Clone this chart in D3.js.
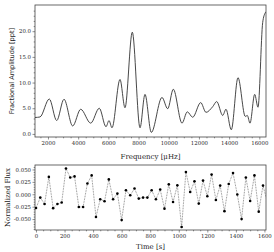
<!DOCTYPE html>
<html><head><meta charset="utf-8">
<script src="https://cdn.jsdelivr.net/npm/d3@7/dist/d3.min.js"></script>
<style>body{margin:0;background:#fff}svg{display:block}</style>
</head><body>
<svg id="c" width="274" height="252"></svg>
<script>
// ---- Top panel: amplitude spectrum ----
const freq = [1140,1471,2087,2577,3061,3637,4167,4830,5399,5843,6042,6241,6771,7102,7586,8096,8427,8844,9553,9931,10302,10878,11229,11587,12117,12468,12912,13177,13575,13793,14144,14588,15072,15204,15383,15694,15913,16224,16397,16443];
const amp  = [3.2,3.3,6.8,2.6,6.75,1.55,4.8,2.1,5.0,1.4,2.6,1.2,10.6,5.1,19.8,1.2,7.7,0.3,7.1,4.9,8.7,2.1,4.3,3.25,6.1,4.2,5.3,6.3,3.6,4.8,0.8,10.95,3.4,3.6,2.1,7.7,5.2,21.7,23.6,23.8];
const freqTicks = [2000,4000,6000,8000,10000,12000,14000,16000];
const ampTicks = [0,5,10,15,20];

// ---- Bottom panel: light curve ----
const time = [0,30,60,90,120,150,180,210,240,270,300,330,360,390,420,450,480,510,540,570,600,630,660,690,720,750,780,810,840,870,900,930,960,990,1020,1050,1080,1110,1140,1170,1200,1230,1260,1290,1320,1350,1380,1410,1440,1470,1500,1530,1560,1590,1620];
const flux = [-0.0276,-0.0067,-0.0196,0.035,-0.028,-0.0196,-0.0167,0.0518,0.0337,0.036,-0.0256,-0.0256,0.0216,0.038,-0.0458,-0.010,-0.014,0.030,-0.010,0.0014,-0.052,0.008,-0.002,0.0115,-0.0087,-0.0067,-0.0067,0.008,-0.010,0.0095,-0.029,0.020,-0.0155,0.018,-0.066,0.045,0.0046,0.026,-0.0188,0.0276,-0.004,0.0397,-0.0115,0.0175,-0.034,0.0208,0.043,-0.0006,-0.050,0.0337,-0.0135,0.038,-0.035,0.0175,-0.015];
const timeTicks = [0,200,400,600,800,1000,1200,1400,1600];
const fluxTicks = [-0.050,-0.025,0,0.025,0.050];

const svg = d3.select("#c");
const SERIF = "'DejaVu Serif', serif";
const SANS = "'DejaVu Sans', sans-serif";
const fmt = (f) => (v) => d3.format(f)(v).replace("\u2212","-");

function panel(cfg){
  const g = svg.append("g");
  const x = d3.scaleLinear().domain(cfg.xd).range([cfg.l, cfg.r]);
  const y = d3.scaleLinear().domain(cfg.yd).range([cfg.b, cfg.t]);
  const clipId = cfg.id + "clip";
  svg.append("clipPath").attr("id", clipId).append("rect")
    .attr("x", cfg.l).attr("y", cfg.t).attr("width", cfg.r-cfg.l).attr("height", cfg.b-cfg.t);
  const xa = g.append("g").attr("transform", `translate(0,${cfg.b})`)
    .call(d3.axisBottom(x).tickValues(cfg.xt).tickSize(2.5).tickPadding(2).tickFormat(cfg.xf));
  const xm = g.append("g").attr("transform", `translate(0,${cfg.b})`)
    .call(d3.axisBottom(x).tickValues(cfg.xm).tickSize(1.3).tickFormat(""));
  const ya = g.append("g").attr("transform", `translate(${cfg.l},0)`)
    .call(d3.axisLeft(y).tickValues(cfg.yt).tickSize(2.5).tickPadding(1.5).tickFormat(cfg.yf));
  const ym = g.append("g").attr("transform", `translate(${cfg.l},0)`)
    .call(d3.axisLeft(y).tickValues(cfg.ym).tickSize(1.3).tickFormat(""));
  [xa,xm,ya,ym].forEach(a=>{
    a.select(".domain").remove();
    a.selectAll("line").attr("stroke","#444").attr("stroke-width",0.6);
    a.selectAll("text").attr("font-family",SERIF).attr("font-size",5.4).attr("fill","#222");
  });
  g.append("rect").attr("x",cfg.l).attr("y",cfg.t).attr("width",cfg.r-cfg.l).attr("height",cfg.b-cfg.t)
    .attr("fill","none").attr("stroke","#444").attr("stroke-width",0.8);
  return {g,x,y,clipId};
}

// top
const P1 = panel({id:"p1", l:35, r:266, t:5, b:137, xd:[1140,16443], yd:[-0.6,25.1],
  xt:freqTicks, xm:d3.range(1500,16443,500).filter(v=>v%2000!==0), xf:fmt("d"),
  yt:ampTicks, ym:d3.range(0,25,1).filter(v=>v%5!==0), yf:fmt(".1f")});
const line1 = d3.line().x((d,i)=>P1.x(freq[i])).y((d,i)=>P1.y(amp[i])).curve(d3.curveMonotoneX);
P1.g.append("path").attr("clip-path",`url(#${P1.clipId})`).attr("d", line1(freq))
  .attr("fill","none").attr("stroke","#333").attr("stroke-width",0.9);
svg.append("text").attr("x",150.5).attr("y",159).attr("text-anchor","middle")
  .attr("font-family",SERIF).attr("font-size",7).attr("fill","#222").text("Frequency [\u03bcHz]");
svg.append("text").attr("transform","translate(14,71) rotate(-90)").attr("text-anchor","middle")
  .attr("font-family",SANS).attr("font-size",6.6).attr("fill","#222").text("Fractional Amplitude [ppt]");

// bottom
const P2 = panel({id:"p2", l:35, r:266, t:165, b:230, xd:[-7,1611], yd:[-0.072,0.059],
  xt:timeTicks, xm:d3.range(50,1611,50).filter(v=>v%200!==0), xf:fmt("d"),
  yt:fluxTicks, ym:d3.range(-0.070,0.0581,0.005).filter(v=>Math.abs(Math.round(v*1000))%25!==0), yf:fmt(".3f")});
const line2 = d3.line().x((d,i)=>P2.x(time[i])).y((d,i)=>P2.y(flux[i]));
const clipped = P2.g.append("g").attr("clip-path",`url(#${P2.clipId})`);
clipped.append("path").attr("d", line2(time)).attr("fill","none")
  .attr("stroke","#555").attr("stroke-width",0.7).attr("stroke-dasharray","0.8,0.8");
clipped.selectAll("circle").data(time).join("circle")
  .attr("cx",(d,i)=>P2.x(time[i])).attr("cy",(d,i)=>P2.y(flux[i])).attr("r",1.3).attr("fill","#000");
svg.append("text").attr("x",150.5).attr("y",249).attr("text-anchor","middle")
  .attr("font-family",SERIF).attr("font-size",7).attr("fill","#222").text("Time [s]");
svg.append("text").attr("transform","translate(10,197.5) rotate(-90)").attr("text-anchor","middle")
  .attr("font-family",SERIF).attr("font-size",7).attr("fill","#222").text("Normalized Flux");
</script>
</body></html>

*Set task:* From the first line of the listing above, repeat every line through the one holding "const ampTicks = [0,5,10,15,20];". Both ends count, and pictures stay out.

*Reply:*
Clone this chart in D3.js.
<!DOCTYPE html>
<html><head><meta charset="utf-8">
<script src="https://cdn.jsdelivr.net/npm/d3@7/dist/d3.min.js"></script>
<style>body{margin:0;background:#fff}svg{display:block}</style>
</head><body>
<svg id="c" width="274" height="252"></svg>
<script>
// ---- Top panel: amplitude spectrum ----
const freq = [1140,1471,2087,2577,3061,3637,4167,4830,5399,5843,6042,6241,6771,7102,7586,8096,8427,8844,9553,9931,10302,10878,11229,11587,12117,12468,12912,13177,13575,13793,14144,14588,15072,15204,15383,15694,15913,16224,16397,16443];
const amp  = [3.2,3.3,6.8,2.6,6.75,1.55,4.8,2.1,5.0,1.4,2.6,1.2,10.6,5.1,19.8,1.2,7.7,0.3,7.1,4.9,8.7,2.1,4.3,3.25,6.1,4.2,5.3,6.3,3.6,4.8,0.8,10.95,3.4,3.6,2.1,7.7,5.2,21.7,23.6,23.8];
const freqTicks = [2000,4000,6000,8000,10000,12000,14000,16000];
const ampTicks = [0,5,10,15,20];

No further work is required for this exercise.